Map<String, Integer> map = new LinkedHashMap<>();

map.put(“Apple”, 10);

map.put(“Banana”, 20);

map.put(“Orange”, 30);

System.out.println(“Map size: “ + map.size());

for (Map.Entry<String, Integer> entry : map.entrySet()) {

System.out.println(entry.getKey() + “ => “ + entry.getValue());

}

}

}

Choosing the Right Map Implementation

When choosing which Map implementation to use, consider the following factors:

1. Ordering: If you need the keys to be in a specific order, TreeMap or LinkedHashMap might be the best choice. Use TreeMap if you need the keys sorted and LinkedHashMap if you need to preserve the insertion order.
2. Performance: For the best performance in most scenarios, HashMap is typically the way to go.
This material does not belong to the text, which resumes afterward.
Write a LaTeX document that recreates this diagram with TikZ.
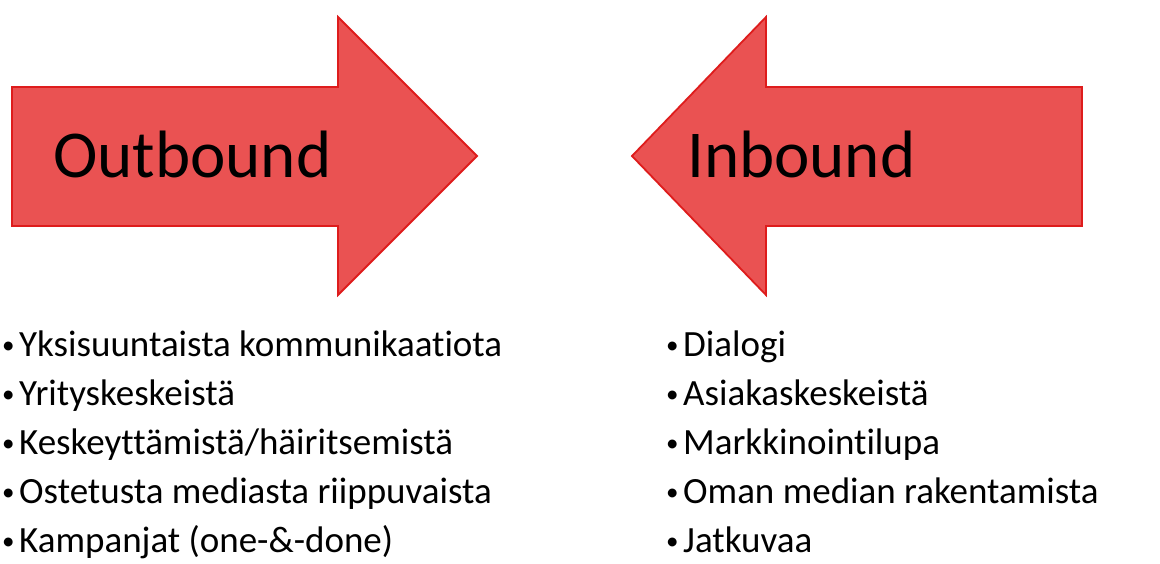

It offers constant-time complexity for most operations.
3. Memory Usage: If memory usage is a concern, HashMap generally has a smaller footprint than TreeMap.

Advanced Features

Customizing Key Comparison

In TreeMap, you can customize the order in which keys are compared by providing a custom Comparator when the map is created.

Code:

import java.util.Comparator;

import java.util.Map;

import java.util.TreeMap;

public class CustomComparatorExample {

public static void main(String[] args) {

Comparator<String> comparator = (a, b) -> b.compareTo(a); // Reverse order

Map<String, Integer> map = new TreeMap<>(comparator);

map.put(“Apple”, 10);

map.put(“Banana”, 20);

map.put(“Orange”, 30);

for (Map.Entry<String, Integer> entry : map.entrySet()) {

System.out.println(entry.getKey() + “ => “ + entry.getValue());

}

}

}

Synchronized Maps

If you need a thread-safe Map, you can use Collections.synchronizedMap to create a synchronized version of any Map implementation.

Code:

import java.util.Collections;

import java.util.HashMap;

import java.util.Map;

public class SynchronizedMapExample {

public static void main(String[] args) {

Map<String, Integer> map = new HashMap<>();

Map<String, Integer> synchronizedMap = Collections.synchronizedMap(map);

synchronizedMap.put(“Apple”, 10);

synchronizedMap.put(“Banana”, 20);

synchronizedMap.put(“Orange”, 30);

System.out.println(“Map size: “ + synchronizedMap.size());

synchronized (synchronizedMap) {

for (Map.Entry<String, Integer> entry : synchronizedMap.entrySet()) {

System.out.println(entry.getKey() + “ => “ + entry.getValue());

}

}

}

}

Concurrent Maps

For highly concurrent scenarios, consider using ConcurrentHashMap, which allows concurrent read and write operations without explicit synchronization.

Code:

import java.util.concurrent.ConcurrentHashMap;

import java.util.concurrent.ConcurrentMap;

public class ConcurrentMapExample {

public static void main(String[] args) {

ConcurrentMap<String, Integer> map = new ConcurrentHashMap<>();

map.put(“Apple”, 10);

map.put(“Banana”, 20);

map.put(“Orange”, 30);

System.out.println(“Map size: “ + map.size());

for (Map.Entry<String, Integer> entry : map.entrySet()) {

System.out.println(entry.getKey() + “ => “ + entry.getValue());

}

}

}

Conclusion

The Map interface in Java is a powerful tool for managing key-value pairs. Understanding the different implementations — HashMap, TreeMap, LinkedHashMap and ConcurrentHashMap — and their respective characteristics is crucial for choosing the right one for your specific use case.